▼
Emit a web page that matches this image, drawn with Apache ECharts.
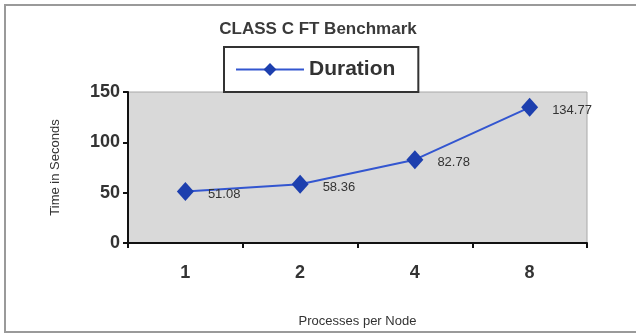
<!DOCTYPE html>
<html>
<head>
<meta charset="utf-8">
<script src="https://cdn.jsdelivr.net/npm/echarts@6/dist/echarts.min.js"></script>
<style>
  html, body { margin: 0; padding: 0; background: #fff; }
  #chart { width: 636px; height: 335px; }
</style>
</head>
<body>
<div id="chart"></div>
<script>
const categories = ['1', '2', '4', '8']
const durations = [51.08, 58.36, 82.78, 134.77]
const yTicks = [0, 50, 100, 150]

const chart = echarts.init(document.getElementById('chart'))
const option = {
  backgroundColor: '#fff',
  textStyle: { fontFamily: 'Liberation Sans, Arial, sans-serif' },
  graphic: [
    {
      // scanned frame around the chart
      type: 'polyline',
      shape: { points: [[636, 5], [5, 5], [5, 332], [636, 332]] },
      style: { stroke: '#9a9a9a', lineWidth: 2, fill: null }
    }
  ],
  title: {
    text: 'CLASS C FT Benchmark',
    left: 'center',
    top: 16,
    textStyle: { fontSize: 17, fontWeight: 'bold', color: '#3a3a3a' }
  },
  legend: {
    left: 224,
    top: 47,
    padding: [12, 23, 12, 11],
    borderColor: '#333',
    borderWidth: 2,
    backgroundColor: '#fff',
    itemWidth: 68,
    itemHeight: 16,
    itemGap: 5,
    textStyle: { fontSize: 21, fontWeight: 'bold', color: '#333' },
    data: [{ name: 'Duration' }]
  },
  grid: {
    left: 128,
    right: 49,
    top: 92,
    bottom: 92,
    show: true,
    backgroundColor: '#d9d9d9',
    borderColor: '#a8a8a8',
    borderWidth: 1,
    z: 0
  },
  xAxis: {
    type: 'category',
    data: categories,
    boundaryGap: true,
    name: 'Processes per Node',
    nameLocation: 'middle',
    nameGap: 72,
    nameTextStyle: { fontSize: 13, color: '#333' },
    axisLine: { lineStyle: { color: '#111', width: 2 } },
    axisTick: { show: true, length: 5, lineStyle: { color: '#111', width: 2 } },
    axisLabel: { fontSize: 18, fontWeight: 'bold', color: '#333', margin: 21 },
    splitLine: { show: false }
  },
  yAxis: {
    type: 'value',
    min: yTicks[0],
    max: yTicks[yTicks.length - 1],
    interval: yTicks[1] - yTicks[0],
    name: 'Time in Seconds',
    nameLocation: 'middle',
    nameGap: 66,
    nameTextStyle: { fontSize: 13, color: '#333' },
    axisLine: { show: true, lineStyle: { color: '#111', width: 2 } },
    axisTick: { show: true, length: 5, lineStyle: { color: '#111', width: 2 } },
    axisLabel: { fontSize: 18, fontWeight: 'bold', color: '#333', margin: 8 },
    splitLine: { show: false }
  },
  series: [
    {
      name: 'Duration',
      type: 'line',
      data: durations,
      symbol: 'diamond',
      symbolSize: [17, 19],
      lineStyle: { color: '#3356d0', width: 2 },
      itemStyle: { color: '#1d3fae' },
      label: {
        show: true,
        position: 'right',
        distance: 14,
        offset: [0, 3],
        fontSize: 13,
        color: '#333',
        formatter: (p) => p.value.toFixed(2)
      }
    }
  ]
}
chart.setOption(option)
</script>
</body>
</html>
▲
* [WHAT IS BEING ASKED]:
Every line from the start of the listing above through the line with "const yTicks = [0, 50, 100, 150]" should be repeated exactly; skip the pictures and add nothing else.

* [THE ANSWER]:
Emit a web page that matches this image, drawn with Apache ECharts.
<!DOCTYPE html>
<html>
<head>
<meta charset="utf-8">
<script src="https://cdn.jsdelivr.net/npm/echarts@6/dist/echarts.min.js"></script>
<style>
  html, body { margin: 0; padding: 0; background: #fff; }
  #chart { width: 636px; height: 335px; }
</style>
</head>
<body>
<div id="chart"></div>
<script>
const categories = ['1', '2', '4', '8']
const durations = [51.08, 58.36, 82.78, 134.77]
const yTicks = [0, 50, 100, 150]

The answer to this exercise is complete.